→ Task to carry out
Each line of the listing that contains the word "with" is to be copied.

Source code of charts
------------

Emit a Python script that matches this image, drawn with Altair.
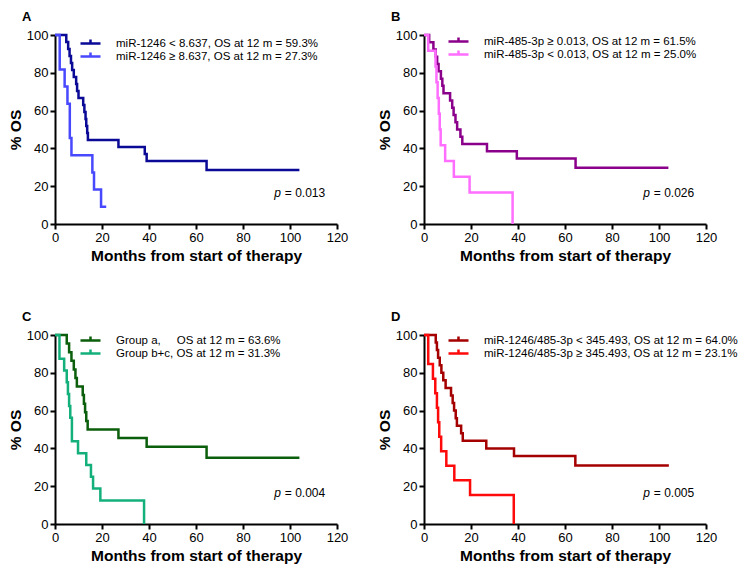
import altair as alt
import pandas as pd

FONT = "Liberation Sans"

# ---------------- data ----------------
# Panel A
a_names = ["miR-1246 < 8.637, OS at 12 m = 59.3%", "miR-1246 \u2265 8.637, OS at 12 m = 27.3%"]
a1_t = [0, 4.8, 5.6, 6.2, 6.8, 7.3, 8.0, 9.0, 9.4, 10.0, 12.0, 12.5, 13.0, 13.3, 13.7, 14.0, 27.0, 38.2, 39.0, 64.5, 104.0]
a1_s = [100, 96.3, 92.6, 88.9, 85.2, 81.5, 77.8, 74.1, 70.4, 66.7, 63.0, 59.3, 55.6, 51.9, 48.1, 44.4, 40.7, 37.0, 33.3, 28.6, 28.6]
a2_t = [0, 2.0, 4.1, 5.3, 6.3, 7.0, 15.9, 16.6, 19.6, 21.8]
a2_s = [100, 81.8, 72.7, 63.6, 45.5, 36.4, 27.3, 18.2, 9.1, 9.1]
a_colors = ["#0a0a96", "#4848ff"]
a_p = "0.013"

# Panel B
b_names = ["miR-485-3p \u2265 0.013, OS at 12 m = 61.5%", "miR-485-3p < 0.013, OS at 12 m = 25.0%"]
b1_t = [0, 2.2, 4.0, 5.0, 5.6, 6.2, 7.2, 7.8, 8.3, 11.1, 12.0, 12.6, 13.4, 14.1, 15.5, 16.3, 26.8, 39.5, 64.5, 104.0]
b1_s = [100, 96.2, 92.3, 88.5, 84.6, 80.8, 76.9, 73.1, 69.2, 65.4, 61.5, 57.7, 53.8, 50.0, 46.2, 42.3, 38.5, 34.6, 29.7, 29.7]
b2_t = [0, 1.8, 4.9, 5.3, 5.8, 6.3, 6.7, 7.1, 9.0, 12.7, 19.4, 37.7]
b2_s = [100, 91.7, 83.3, 75.0, 66.7, 58.3, 50.0, 41.7, 33.3, 25.0, 16.7, 0]
b_colors = ["#8b008b", "#ff6eff"]
b_p = "0.026"

# Panel C
c_names = ["Group a,\u00a0\u00a0\u00a0\u00a0\u00a0OS at 12 m = 63.6%", "Group b+c, OS at 12 m = 31.3%"]
c1_t = [0, 5.0, 6.0, 7.0, 8.0, 8.7, 9.3, 11.8, 12.3, 12.8, 13.3, 13.9, 27.0, 39.0, 64.5, 104.0]
c1_s = [100, 95.5, 90.9, 86.4, 81.8, 77.3, 72.7, 68.2, 63.6, 59.1, 54.5, 50.0, 45.5, 40.9, 35.1, 35.1]
c2_t = [0, 1.9, 3.9, 5.0, 5.5, 6.0, 6.5, 7.2, 9.8, 13.3, 15.3, 16.2, 19.3, 37.9]
c2_s = [100, 87.5, 81.25, 75.0, 68.75, 62.5, 56.25, 43.75, 37.5, 31.25, 25.0, 18.75, 12.5, 0]
c_colors = ["#0b5e0b", "#14b07c"]
c_p = "0.004"

# Panel D
d_names = ["miR-1246/485-3p < 345.493, OS at 12 m = 64.0%", "miR-1246/485-3p \u2265 345.493, OS at 12 m = 23.1%"]
d1_t = [0, 5.0, 5.5, 6.0, 6.7, 7.4, 8.2, 9.2, 11.5, 12.2, 12.8, 13.5, 14.0, 15.8, 16.5, 26.5, 38.3, 64.4, 104.2]
d1_s = [100, 96, 92, 88, 84, 80, 76, 72, 68, 64, 60, 56, 52, 48, 44, 40, 36, 30.9, 30.9]
d2_t = [0, 1.8, 3.8, 4.8, 5.5, 6.0, 6.5, 7.3, 9.5, 12.9, 19.6, 38.2]
d2_s = [100, 84.6, 76.9, 69.2, 61.5, 53.8, 46.2, 38.5, 30.8, 23.1, 15.4, 0]
d_colors = ["#a50000", "#ff0a0a"]
d_p = "0.005"

x_ticks = [0, 20, 40, 60, 80, 100, 120]
y_ticks = [0, 20, 40, 60, 80, 100]

W, H = 282, 189

X_SCALE = alt.Scale(domain=[0, 120], nice=False)
Y_SCALE = alt.Scale(domain=[0, 100], nice=False)
X_AXIS = alt.Axis(values=x_ticks, title="Months from start of therapy", labelOverlap=False,
                  labelFlush=False)
Y_AXIS = alt.Axis(values=y_ticks, title="% OS", labelOverlap=False, labelFlush=False)


def panel(letter, names, t1, s1, t2, s2, colors, pval, lx, ly):
    df = pd.DataFrame({
        "t": t1 + t2,
        "s": s1 + s2,
        "g": [names[0]] * len(t1) + [names[1]] * len(t2),
    })
    lines = alt.Chart(df).mark_line(interpolate="step-after", strokeWidth=2.5).encode(
        x=alt.X("t:Q", scale=X_SCALE, axis=X_AXIS),
        y=alt.Y("s:Q", scale=Y_SCALE, axis=Y_AXIS),
        color=alt.Color("g:N", scale=alt.Scale(domain=names, range=colors),
                        legend=alt.Legend(title=None, orient="none", legendX=lx, legendY=ly,
                                          symbolType="M-2,0L2,0M0,-0.8L0,0.2",
                                          symbolSize=100, symbolStrokeWidth=2.5,
                                          symbolFillColor="transparent",
                                          labelFont=FONT, labelFontSize=11.5, labelColor="black",
                                          labelOffset=19, labelLimit=400, rowPadding=-11,
                                          padding=0)),
        detail="g:N",
    )
    pdf = pd.DataFrame({"t": [97.8], "s": [16.5], "p": ["p"], "v": ["= " + pval]})
    p_italic = alt.Chart(pdf).mark_text(align="right", baseline="middle", dx=-4, font=FONT,
                                        fontSize=12, fontStyle="italic", color="black").encode(
        x=alt.X("t:Q", scale=X_SCALE, axis=X_AXIS),
        y=alt.Y("s:Q", scale=Y_SCALE, axis=Y_AXIS), text="p:N")
    p_val = alt.Chart(pdf).mark_text(align="left", baseline="middle", dx=0, font=FONT,
                                     fontSize=12, color="black").encode(
        x=alt.X("t:Q", scale=X_SCALE, axis=X_AXIS),
        y=alt.Y("s:Q", scale=Y_SCALE, axis=Y_AXIS), text="v:N")
    return alt.layer(lines, p_italic, p_val).properties(
        width=W, height=H,
        title=alt.TitleParams(letter, anchor="start", frame="group", dx=-33, offset=5,
                              font=FONT, fontSize=13, fontWeight="bold", color="black"),
    )


pA = panel("A", a_names, a1_t, a1_s, a2_t, a2_s, a_colors, a_p, 29, 2)
pB = panel("B", b_names, b1_t, b1_s, b2_t, b2_s, b_colors, b_p, 28, 0)
pC = panel("C", c_names, c1_t, c1_s, c2_t, c2_s, c_colors, c_p, 29, -1)
pD = panel("D", d_names, d1_t, d1_s, d2_t, d2_s, d_colors, d_p, 28, -1)

top = alt.hconcat(pA, pB, spacing=29).resolve_scale(color="independent").resolve_legend(color="independent")
bottom = alt.hconcat(pC, pD, spacing=29).resolve_scale(color="independent").resolve_legend(color="independent")

chart = alt.vconcat(top, bottom, spacing=47).resolve_scale(color="independent").resolve_legend(
    color="independent"
).properties(padding={"left": 0, "top": 3, "right": 0, "bottom": 0}).configure_view(
    stroke=None
).configure_axis(
    labelFont=FONT, labelFontSize=13, labelColor="black", labelPadding=2, labelOverlap=False,
    titleFont=FONT, titleFontSize=15.5, titleFontWeight="bold", titleColor="black",
    domainColor="black", domainWidth=2, tickColor="black", tickWidth=2, tickSize=5,
    grid=False,
).configure_axisX(titlePadding=4).configure_axisY(titlePadding=3)

chart.save("out.html", embed_options={"renderer": "svg", "actions": False})
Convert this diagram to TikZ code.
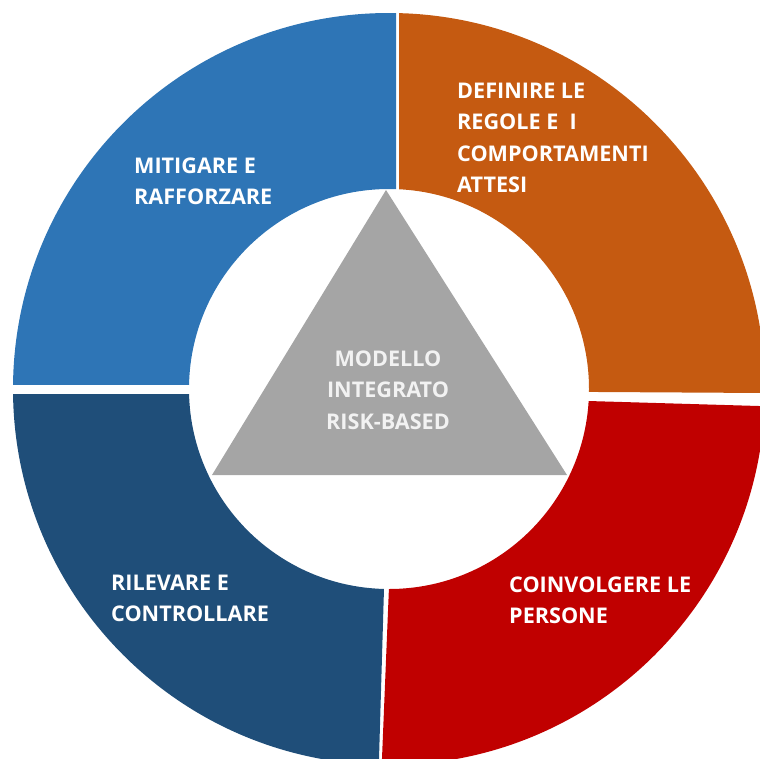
\documentclass[tikz,border=0pt]{standalone}
\usepackage{fontspec}
\setmainfont{Open Sans}
\definecolor{cblue}{HTML}{2E75B6}
\definecolor{corange}{HTML}{C55A11}
\definecolor{cred}{HTML}{C00000}
\definecolor{cdark}{HTML}{1F4E79}
\definecolor{cgray}{HTML}{A5A5A5}
\definecolor{ctext}{HTML}{F2F2F2}
\tikzset{
  seglabel/.style={text=white, font=\bfseries\fontsize{21.6}{31.6}\selectfont, align=left, anchor=north west, inner sep=0pt},
  midlabel/.style={text=ctext, font=\bfseries\fontsize{21.6}{31.6}\selectfont, align=center, anchor=north, inner sep=0pt},
  ring/.style={even odd rule}
}
\begin{document}
\begin{tikzpicture}[x=1pt,y=-1pt]
\useasboundingbox (0,0) rectangle (760,758);
\coordinate (O) at (389,389);
% top-left segment
\begin{scope}
  \clip (0,0) -- (396,0) -- (396,384) -- (0,384) -- cycle;
  \fill[cblue, ring] (O) circle[radius=376pt] (O) circle[radius=200pt];
\end{scope}
% top-right segment
\begin{scope}
  \clip (399,0) -- (800,0) -- (800,393.2) -- (399,390.8) -- cycle;
  \fill[corange, ring] (O) circle[radius=376pt] (O) circle[radius=200pt];
\end{scope}
% bottom-right segment
\begin{scope}
  \clip (396.8,395.4) -- (800,407.2) -- (800,800) -- (380.3,800) -- cycle;
  \fill[cred, ring] (O) circle[radius=376pt] (O) circle[radius=200pt];
\end{scope}
% bottom-left segment
\begin{scope}
  \clip (0,394) -- (389.7,394) -- (377.8,800) -- (0,800) -- cycle;
  \fill[cdark, ring] (O) circle[radius=376pt] (O) circle[radius=200pt];
\end{scope}
% central triangle
\coordinate (apex) at (386,190);
\coordinate (bl) at (212,475);
\coordinate (br) at (567,475);
\fill[cgray] (apex) -- (bl) -- (br) -- cycle;
% labels
\node[seglabel] (tl) at (134,157.5) {MITIGARE E\\RAFFORZARE};
\node[seglabel] (tr) at (457,82.5) {DEFINIRE LE\\REGOLE E\ \ I\\COMPORTAMENTI\\ATTESI};
\node[seglabel] (br2) at (509,576.5) {COINVOLGERE LE\\PERSONE};
\node[seglabel] (bl2) at (111,574.5) {RILEVARE E\\CONTROLLARE};
\node[midlabel] (mid) at (388,350.5) {MODELLO\\INTEGRATO\\RISK-BASED};
\end{tikzpicture}
\end{document}
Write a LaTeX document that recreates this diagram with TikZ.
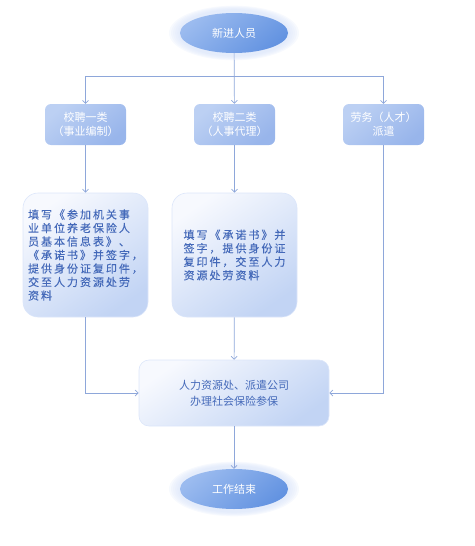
\documentclass[tikz,border=0pt]{standalone}
\usepackage{fontspec}
\setmainfont{Noto Sans CJK SC}
\newfontfamily\stepfont[LetterSpace=18,FakeBold=0.2]{Noto Sans CJK SC}
\usetikzlibrary{arrows.meta,shapes.geometric}
\definecolor{flowline}{HTML}{8EA7DA}
\definecolor{ovaltop}{HTML}{9BBBEF}
\definecolor{ovalbot}{HTML}{6393E1}
\definecolor{kindtop}{HTML}{BCD0F3}
\definecolor{kindbot}{HTML}{98B5EB}
\definecolor{steptop}{HTML}{F7F9FE}
\definecolor{stepbot}{HTML}{C2D4F4}
\definecolor{steptext}{HTML}{4469B9}
\definecolor{glow}{HTML}{DCE6FA}

\tikzset{
  endpoint/.style={ellipse, minimum width=108pt, minimum height=40pt, inner sep=0pt,
    top color=ovaltop, bottom color=ovalbot, shading angle=40, text=white,
    font=\fontsize{11}{13}\selectfont},
  halo/.style={ellipse, minimum width=#1, minimum height=#1*0.42, inner sep=0pt,
    fill=glow, opacity=0.22},
  kindbox/.style={rectangle, rounded corners=6pt, minimum width=81pt, minimum height=41pt,
    inner sep=0pt, top color=kindtop, bottom color=kindbot, shading angle=40,
    text=white, align=center, font=\fontsize{11}{14}\selectfont},
  stepbox/.style={rectangle, rounded corners=15pt, minimum width=125pt, minimum height=124pt,
    inner sep=0pt, top color=steptop, bottom color=stepbot, shading angle=35,
    draw=glow, line width=0.6pt, text=steptext, align=left,
    font=\fontsize{11}{13.5}\stepfont},
  flow/.style={draw=flowline, line width=0.7pt, -{Straight Barb[length=3pt,width=6pt]}},
}

\begin{document}
\begin{tikzpicture}[x=1pt,y=-1pt]
\useasboundingbox (0,0) rectangle (474,546);
\foreach \w in {130,126,122,118,114,111}{
  \node[halo=\w pt] at (234,33) {};
  \node[halo=\w pt] at (234,489) {};
}
\node[endpoint] (start) at (234,33) {新进人员};
\node[kindbox] (kind1) at (85.5,124.5) {校聘一类\\（事业编制）};
\node[kindbox] (kind2) at (234.5,124.5) {校聘二类\\（人事代理）};
\node[kindbox] (kind3) at (383.5,124.5) {劳务（人才）\\派遣};
\node[stepbox] (formA) at (85.5,255) {填写《参加机关事\\业单位养老保险人\\员基本信息表》、\\《承诺书》并签字，\\提供身份证复印件，\\交至人力资源处劳\\资料};
\node[stepbox] (formB) at (234.5,255) {填写《承诺书》并\\签字，提供身份证\\复印件，交至人力\\资源处劳资料};
\node[stepbox, minimum width=190pt, minimum height=66pt, rounded corners=10pt,
  align=center, font=\fontsize{11}{16}\selectfont] (office) at (234,393)
  {人力资源处、派遣公司\\办理社会保险参保};
\node[endpoint] (finish) at (234,489) {工作结束};
\coordinate (split) at (234,76);

\draw[flow] (start) -- (kind2);
\draw[flow] (split) -| (kind1);
\draw[flow] (split) -| (kind3);
\draw[flow] (kind1) -- (formA);
\draw[flow] (kind2) -- (formB);
\draw[flow] (formA) |- (office);
\draw[flow] (formB) -- (office);
\draw[flow] (kind3) |- (office);
\draw[flow] (office) -- (finish);
\end{tikzpicture}
\end{document}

------------

→ Finished answer
Emit a Python script that matches this image, drawn with Altair.
Write a LaTeX document that recreates this diagram with TikZ.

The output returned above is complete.